Effect of mechanical coating with Ni and Ni-5% Al on the structure and electrochemical properties of the Mg-50% Ni alloy

The Mg-Ni metastable alloys (with amorphous or nanocrystalline structures) are promising candidates for anode application in nickel-metal hydride rechargeable batteries due to its large hydrogen absorbing capacity, low weight, availability, and relative low price. In spite of these interesting features, improvement on the cycle life performance must be achieved to allow its application in commercial products. In the present paper, the effect of mechanical coating of a Mg-50 at.% Ni alloy with Ni and Ni-5 at.% Al on the structure, powder morphology, and electrochemical properties is investigated.
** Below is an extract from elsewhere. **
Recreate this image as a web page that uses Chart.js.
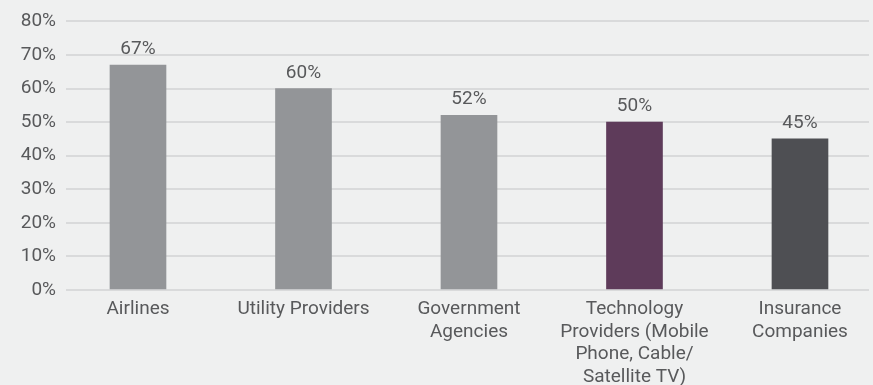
<!DOCTYPE html>
<html>
<head>
<meta charset="utf-8">
<script src="https://cdn.jsdelivr.net/npm/chart.js@4"></script>
<style>
  html, body { margin: 0; padding: 0; background: #eff0f0; }
  #wrap { width: 873px; height: 385px; }
</style>
</head>
<body>
<div id="wrap"><canvas id="barChart" width="873" height="385"></canvas></div>
<script>
const categories = [
    ['Airlines'],
    ['Utility Providers'],
    ['Government', 'Agencies'],
    ['Technology', 'Providers (Mobile', 'Phone, Cable/', 'Satellite TV)'],
    ['Insurance', 'Companies']
];
const percentValues = [67, 60, 52, 50, 45];
const barColors = ['#939598', '#939598', '#939598', '#5e3b5a', '#4e4f53'];
const yTicks = [0, 10, 20, 30, 40, 50, 60, 70, 80];

const textColor = '#58595b';
const fontFamily = 'Roboto, "Noto Sans", sans-serif';

// value labels above each bar
const valueLabels = {
    id: 'valueLabels',
    afterDatasetsDraw(chart) {
        const ctx = chart.ctx;
        const meta = chart.getDatasetMeta(0);
        ctx.save();
        ctx.font = `19px ${fontFamily}`;
        ctx.fillStyle = textColor;
        ctx.textAlign = 'center';
        ctx.textBaseline = 'alphabetic';
        meta.data.forEach((bar, i) => {
            ctx.fillText(percentValues[i] + '%', bar.x, bar.y - 11);
        });
        ctx.restore();
    }
};

const ctx = document.getElementById('barChart').getContext('2d');
new Chart(ctx, {
    type: 'bar',
    data: {
        datasets: [{
            data: percentValues.map((v, i) => ({ x: i, y: v })),
            backgroundColor: barColors,
            borderWidth: 0,
            barThickness: 56
        }]
    },
    options: {
        responsive: false,
        animation: false,
        layout: { padding: { top: 16, right: 4, left: 0, bottom: 0 } },
        plugins: {
            legend: { display: false },
            tooltip: { enabled: false }
        },
        scales: {
            x: {
                type: 'linear',
                offset: false,
                min: -0.435,
                max: 4.417,
                grid: { display: false },
                border: { display: false },
                afterBuildTicks: scale => {
                    scale.ticks = categories.map((_, i) => ({ value: i }));
                },
                afterFit: scale => { scale.height = 95; },
                ticks: {
                    autoSkip: false,
                    maxRotation: 0,
                    padding: 0,
                    color: textColor,
                    font: { family: fontFamily, size: 19, lineHeight: 1.19 },
                    callback: value => categories[value]
                }
            },
            y: {
                min: 0,
                max: 80,
                grid: { color: '#d9dadb', lineWidth: 2, drawTicks: false },
                border: { display: false },
                afterBuildTicks: scale => {
                    scale.ticks = yTicks.map(v => ({ value: v }));
                },
                afterFit: scale => { scale.width = 66; },
                ticks: {
                    padding: 10,
                    color: textColor,
                    font: { family: fontFamily, size: 19 },
                    callback: value => value + '%'
                }
            }
        }
    },
    plugins: [valueLabels]
});
</script>
</body>
</html>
The coating additives, Mg-Ni alloy and resulting nanocomposites (i.e., Mg-Ni alloy + additive) were investigated by means of X-ray diffraction and scanning electron microscopy. The Mg-Ni alloy and nanocomposites were submitted to galvanostatic cycles of charge and discharge to evaluate their electrode performances. The mechanical coating with Ni and Ni-5% Al increased the maximum discharge capacity of the Mg-Ni alloy from of 221 to 257 and 273 mA h g(-1), respectively. Improvement on the cycle life performance was also achieved by mechanical coating.